DATA PROVIDED:
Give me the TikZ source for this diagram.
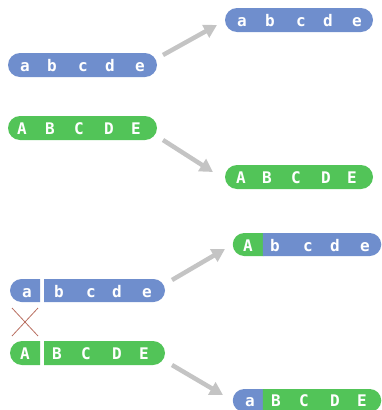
\documentclass[tikz,border=0pt]{standalone}
\usepackage{fontspec}
\setmainfont{DejaVu Sans Mono}
\usetikzlibrary{shapes.misc,arrows.meta}
\definecolor{pillblue}{RGB}{111,142,205}
\definecolor{pillgreen}{RGB}{82,196,88}
\definecolor{arrowgray}{RGB}{196,196,196}
\definecolor{crossred}{RGB}{184,110,96}
\tikzset{
  pill/.style={rounded rectangle, inner sep=0pt, outer sep=0pt, draw=none},
  lpart/.style={pill, rounded rectangle right arc=none},
  rpart/.style={pill, rounded rectangle left arc=none},
  letter/.style={text=white, font=\fontsize{16}{16}\selectfont\bfseries, anchor=base, inner sep=0pt},
  move/.style={draw=arrowgray, line width=4.5pt, -{Triangle[width=14pt,length=13pt]}}
}
% place a row of letters: #1 = baseline y, #2 = list of x/letter
\newcommand\letterrow[2]{%
  \foreach \lx/\lt in {#2} {\node[letter] at (\lx,#1) {\lt};}}
\begin{document}
\begin{tikzpicture}[x=1pt,y=-1pt]
\useasboundingbox (0,0) rectangle (382,410);

% --- lower-case word moved up ---
\node[pill, fill=pillblue, minimum width=149pt, minimum height=24pt] (src1) at (82.5,65) {};
\letterrow{71.5}{25/a,52/b,83/c,110/d,140/e}
\node[pill, fill=pillblue, minimum width=148pt, minimum height=24pt] (dst1) at (299,20) {};
\letterrow{26.5}{242/a,270/b,301/c,328/d,357/e}

% --- upper-case word moved down ---
\node[pill, fill=pillgreen, minimum width=149pt, minimum height=24pt] (src2) at (82.5,128) {};
\letterrow{134.5}{22/A,50/B,79/C,109/D,136/E}
\node[pill, fill=pillgreen, minimum width=148pt, minimum height=24pt] (dst2) at (299,177) {};
\letterrow{183.5}{241/A,267/B,296/C,326/D,352/E}

% --- split words, first letters swapped ---
\node[lpart, fill=pillblue, minimum width=30pt, minimum height=23pt] (s3a) at (25,290.5) {};
\node[rpart, fill=pillblue, minimum width=121pt, minimum height=23pt] (s3b) at (104.5,290.5) {};
\letterrow{297}{27/a,59/b,91/c,117/d,147/e}

\node[lpart, fill=pillgreen, minimum width=30pt, minimum height=24pt] (s4a) at (25,353) {};
\node[rpart, fill=pillgreen, minimum width=121pt, minimum height=24pt] (s4b) at (104.5,353) {};
\letterrow{359.5}{25/A,57/B,86/C,117/D,144/E}

\draw[crossred, line width=0.8pt] (12,308) -- (38,336) (38,308) -- (12,336);

\node[lpart, fill=pillgreen, minimum width=30.5pt, minimum height=23pt] (d3a) at (248,244.5) {};
\node[rpart, fill=pillblue, minimum width=118.5pt, minimum height=23pt] (d3b) at (322,244.5) {};
\letterrow{251}{248/A,275/b,308/c,335/d,365/e}

\node[lpart, fill=pillblue, minimum width=30.5pt, minimum height=23pt] (d4a) at (248,400.5) {};
\node[rpart, fill=pillgreen, minimum width=118.5pt, minimum height=23pt] (d4b) at (322,400.5) {};
\letterrow{406.5}{250/a,276/B,304/C,335/D,362/E}

% --- arrows ---
\coordinate (t1) at (163,55);  \coordinate (h1) at (217,25);
\coordinate (t2) at (163,140); \coordinate (h2) at (213,172);
\coordinate (t3) at (172,280); \coordinate (h3) at (225,249);
\coordinate (t4) at (172,365); \coordinate (h4) at (223,395);
\draw[move] (t1) -- (h1);
\draw[move] (t2) -- (h2);
\draw[move] (t3) -- (h3);
\draw[move] (t4) -- (h4);
\end{tikzpicture}
\end{document}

GOAL OF THE EXERCISE:
Quote the data above in full, leaving out the pictures it holds.

SOLUTION TO THIS TASK:
Give me the TikZ source for this diagram.
\documentclass[tikz,border=0pt]{standalone}
\usepackage{fontspec}
\setmainfont{DejaVu Sans Mono}
\usetikzlibrary{shapes.misc,arrows.meta}
\definecolor{pillblue}{RGB}{111,142,205}
\definecolor{pillgreen}{RGB}{82,196,88}
\definecolor{arrowgray}{RGB}{196,196,196}
\definecolor{crossred}{RGB}{184,110,96}
\tikzset{
  pill/.style={rounded rectangle, inner sep=0pt, outer sep=0pt, draw=none},
  lpart/.style={pill, rounded rectangle right arc=none},
  rpart/.style={pill, rounded rectangle left arc=none},
  letter/.style={text=white, font=\fontsize{16}{16}\selectfont\bfseries, anchor=base, inner sep=0pt},
  move/.style={draw=arrowgray, line width=4.5pt, -{Triangle[width=14pt,length=13pt]}}
}
% place a row of letters: #1 = baseline y, #2 = list of x/letter
\newcommand\letterrow[2]{%
  \foreach \lx/\lt in {#2} {\node[letter] at (\lx,#1) {\lt};}}
\begin{document}
\begin{tikzpicture}[x=1pt,y=-1pt]
\useasboundingbox (0,0) rectangle (382,410);

% --- lower-case word moved up ---
\node[pill, fill=pillblue, minimum width=149pt, minimum height=24pt] (src1) at (82.5,65) {};
\letterrow{71.5}{25/a,52/b,83/c,110/d,140/e}
\node[pill, fill=pillblue, minimum width=148pt, minimum height=24pt] (dst1) at (299,20) {};
\letterrow{26.5}{242/a,270/b,301/c,328/d,357/e}

% --- upper-case word moved down ---
\node[pill, fill=pillgreen, minimum width=149pt, minimum height=24pt] (src2) at (82.5,128) {};
\letterrow{134.5}{22/A,50/B,79/C,109/D,136/E}
\node[pill, fill=pillgreen, minimum width=148pt, minimum height=24pt] (dst2) at (299,177) {};
\letterrow{183.5}{241/A,267/B,296/C,326/D,352/E}

% --- split words, first letters swapped ---
\node[lpart, fill=pillblue, minimum width=30pt, minimum height=23pt] (s3a) at (25,290.5) {};
\node[rpart, fill=pillblue, minimum width=121pt, minimum height=23pt] (s3b) at (104.5,290.5) {};
\letterrow{297}{27/a,59/b,91/c,117/d,147/e}

\node[lpart, fill=pillgreen, minimum width=30pt, minimum height=24pt] (s4a) at (25,353) {};
\node[rpart, fill=pillgreen, minimum width=121pt, minimum height=24pt] (s4b) at (104.5,353) {};
\letterrow{359.5}{25/A,57/B,86/C,117/D,144/E}

\draw[crossred, line width=0.8pt] (12,308) -- (38,336) (38,308) -- (12,336);

\node[lpart, fill=pillgreen, minimum width=30.5pt, minimum height=23pt] (d3a) at (248,244.5) {};
\node[rpart, fill=pillblue, minimum width=118.5pt, minimum height=23pt] (d3b) at (322,244.5) {};
\letterrow{251}{248/A,275/b,308/c,335/d,365/e}

\node[lpart, fill=pillblue, minimum width=30.5pt, minimum height=23pt] (d4a) at (248,400.5) {};
\node[rpart, fill=pillgreen, minimum width=118.5pt, minimum height=23pt] (d4b) at (322,400.5) {};
\letterrow{406.5}{250/a,276/B,304/C,335/D,362/E}

% --- arrows ---
\coordinate (t1) at (163,55);  \coordinate (h1) at (217,25);
\coordinate (t2) at (163,140); \coordinate (h2) at (213,172);
\coordinate (t3) at (172,280); \coordinate (h3) at (225,249);
\coordinate (t4) at (172,365); \coordinate (h4) at (223,395);
\draw[move] (t1) -- (h1);
\draw[move] (t2) -- (h2);
\draw[move] (t3) -- (h3);
\draw[move] (t4) -- (h4);
\end{tikzpicture}
\end{document}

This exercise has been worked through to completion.